State fishery managers generally avoid recreational accountability with the same fervor that a vampire avoids holy water, garlic, and sharp wooden stakes, and that aversion isn’t likely to end any time soon.

But some people are starting to get tired of it.

Most recently, commercial fishermen in the Gulf of Mexico have gone to court to oppose a reallocation of red grouper quota, based on revised estimates of recreational landings during the base years, that awards more fish to the recreational sector, arguing in part that the higher recreational quota would harm not only the commercial sector, but the grouper themselves, because anglers frequently exceed their catch limit and are not held accountable when overages occur.

But fishermen suing over lost allocation is nothing new.

What is new is that members of the Gulf for-hire fleet, which share the recreational allocation and so would supposedly benefit if the recreational share of landings increased, recently filed a friend of the court brief suppoorting the commercial fleet, and arguing that private boat recreational overages, and the lack of recreational accountability, would end up hurting their businesses more than they might benefit from a bigger recreational quota.

As Capt.

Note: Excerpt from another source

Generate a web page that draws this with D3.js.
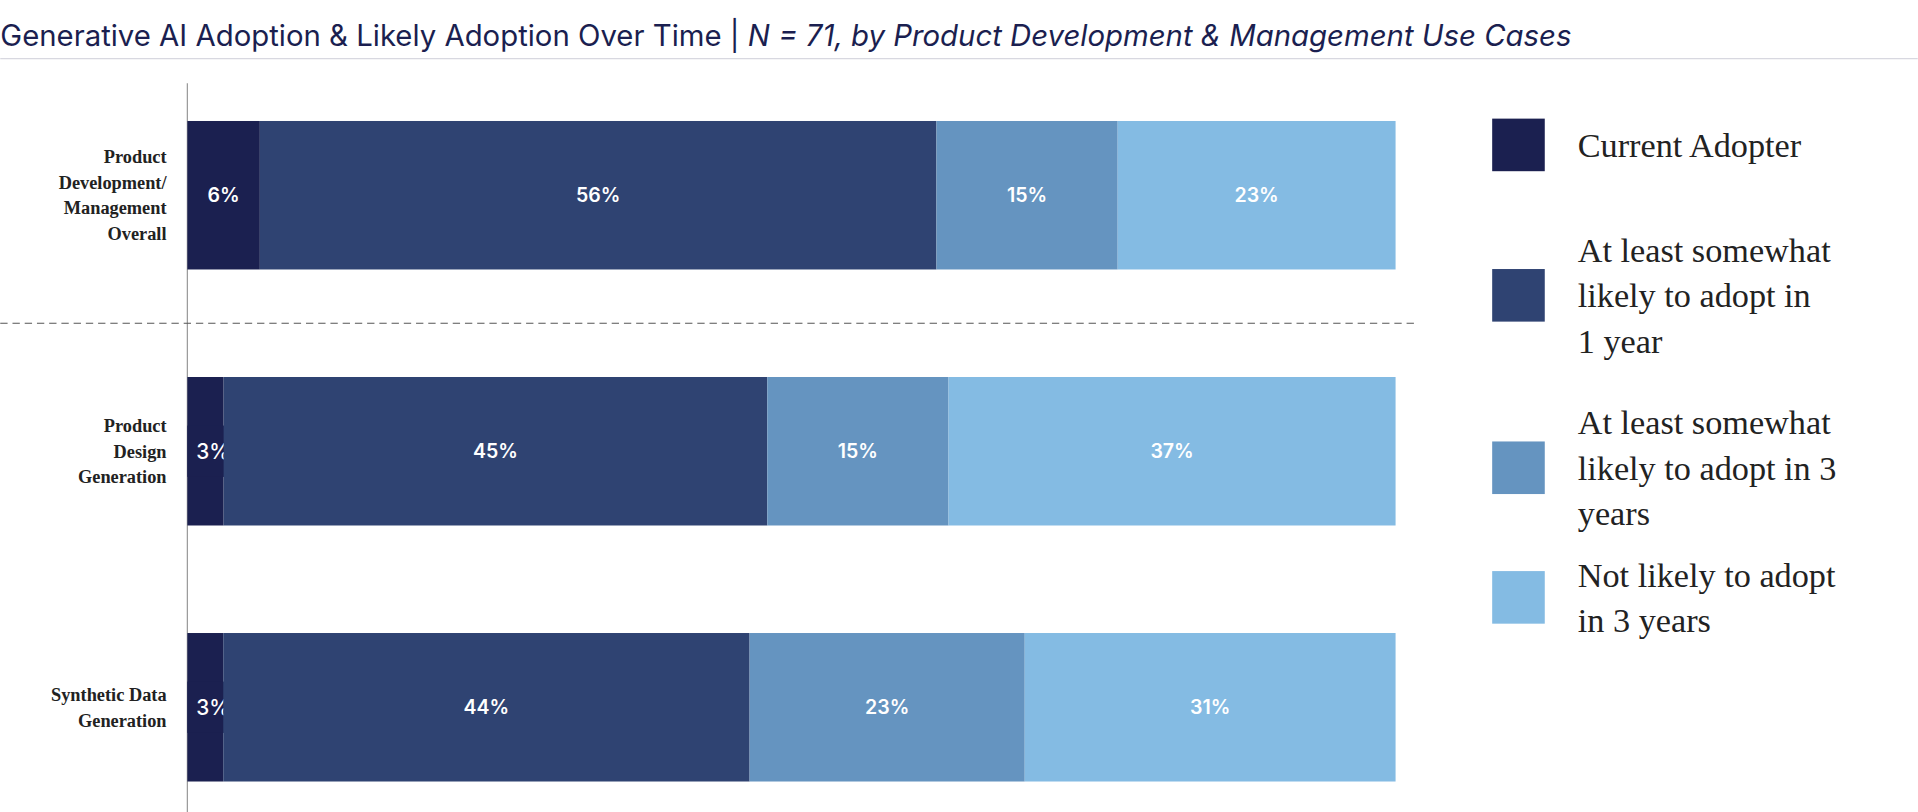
<!DOCTYPE html>
<html><head><meta charset="utf-8">
<script src="https://cdn.jsdelivr.net/npm/d3@7"></script>
<style>body{margin:0;background:#fff}</style>
</head><body><div id="chart"></div>
<script>
const categories = [['Product', 'Development/', 'Management', 'Overall'], ['Product', 'Design', 'Generation'], ['Synthetic Data', 'Generation']];
const seriesNames = ['Current Adopter', 'At least somewhat likely to adopt in 1 year', 'At least somewhat likely to adopt in 3 years', 'Not likely to adopt in 3 years'];
const legendLines = [['Current Adopter'], ['At least somewhat', 'likely to adopt in', '1 year'], ['At least somewhat', 'likely to adopt in 3', 'years'], ['Not likely to adopt', 'in 3 years']];
const values = [[6, 56, 15, 23], [3, 45, 15, 37], [3, 44, 23, 31]];
const colors = ['#1b2050', '#2f4372', '#6594c0', '#84bbe3'];

const W = 1568, H = 664;
const svg = d3.select('#chart').append('svg')
  .attr('width', 1918).attr('height', 812)
  .attr('viewBox', `0 0 ${W} ${H}`);

// Title
const title = svg.append('text').attr('x', 0).attr('y', 38)
  .attr('font-family', 'Inter, sans-serif').attr('font-size', 24).attr('fill', '#1b1f50');
title.append('tspan').text('Generative AI Adoption & Likely Adoption Over Time | ');
title.append('tspan').attr('font-style', 'italic').text('N = 71, by Product Development & Management Use Cases');
svg.append('line').attr('x1', 0).attr('x2', W).attr('y1', 48).attr('y2', 48)
  .attr('stroke', '#d8d8e0').attr('stroke-width', 1);

const x = d3.scaleLinear().domain([0, 1]).range([153, 1141]);
const y = d3.scaleBand().domain(d3.range(categories.length)).range([78, 660]).paddingInner(0.42).paddingOuter(0.1);

// axis line
svg.append('line').attr('x1', 153).attr('x2', 153).attr('y1', 68).attr('y2', H)
  .attr('stroke', '#999').attr('stroke-width', 1);

// dashed separator
svg.append('line').attr('x1', 0).attr('x2', 1158)
  .attr('y1', (y(0) + y.bandwidth() + y(1)) / 2).attr('y2', (y(0) + y.bandwidth() + y(1)) / 2)
  .attr('stroke', '#555').attr('stroke-dasharray', '6 4').attr('stroke-width', 1);

values.forEach((row, i) => {
  const total = d3.sum(row);
  let acc = 0;
  const g = svg.append('g');
  row.forEach((v, j) => {
    const x0 = x(acc / total), x1 = x((acc + v) / total);
    acc += v;
    g.append('rect').attr('x', x0).attr('y', y(i)).attr('width', x1 - x0).attr('height', y.bandwidth())
      .attr('fill', colors[j]);
    const cy = y(i) + y.bandwidth() / 2;
    if (x1 - x0 > 50) {
      g.append('text').attr('x', (x0 + x1) / 2).attr('y', cy).attr('dy', '0.35em')
        .attr('text-anchor', 'middle').attr('fill', '#fff')
        .attr('font-family', 'Inter, sans-serif').attr('font-weight', 600).attr('font-size', 16)
        .text(v + '%');
    } else {
      g.append('rect').attr('x', x0).attr('y', cy - 21).attr('width', 42).attr('height', 42).attr('fill', colors[j]);
      g.append('text').attr('x', x0 + 21).attr('y', cy).attr('dy', '0.35em')
        .attr('text-anchor', 'middle').attr('fill', '#fff')
        .attr('font-family', 'Inter, sans-serif').attr('font-weight', 500).attr('font-size', 17)
        .text(v + '%');
    }
  });
  const lines = categories[i];
  const cy = y(i) + y.bandwidth() / 2;
  const t = svg.append('text').attr('text-anchor', 'end')
    .attr('font-family', '"Liberation Serif", serif').attr('font-weight', 'bold')
    .attr('font-size', 15).attr('fill', '#222');
  lines.forEach((l, k) => {
    t.append('tspan').attr('x', 136).attr('y', cy + (k - (lines.length - 1) / 2) * 21).attr('dy', '0.35em').text(l);
  });
});

// Legend
const legendY = [97, 220, 361, 467];
legendLines.forEach((lines, i) => {
  svg.append('rect').attr('x', 1220).attr('y', legendY[i]).attr('width', 43).attr('height', 43).attr('fill', colors[i]);
  const cy = legendY[i] + 21.5;
  const t = svg.append('text').attr('font-family', '"Liberation Serif", serif')
    .attr('font-size', 28).attr('fill', '#222');
  lines.forEach((l, k) => {
    t.append('tspan').attr('x', 1290).attr('y', cy + (k - (lines.length - 1) / 2) * 37).attr('dy', '0.35em').text(l);
  });
});
</script></body></html>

Scott Hickman of Galveston, Texas explained,

“We’ve been down this road before.  You set a precedent for taking quota from an accountable sector and dropping it into a black hole,”

such “black hole” being, of course, the private boat recreational fishery, where landings data is uncertain and even regular overages can occur with relative impunity.

When part of the recreational sector chooses to give up some of its potential landings by siding with the commercial fishery, because the rest of the sector is so irresponsible, and so lacking in accountability, that it is might cause real long-term harm to the stock, it’s time to stop and figure out just went wrong—and what needs to be done to set things right.

Holding recreational fishermen accountable for their excesses would be a good place to start.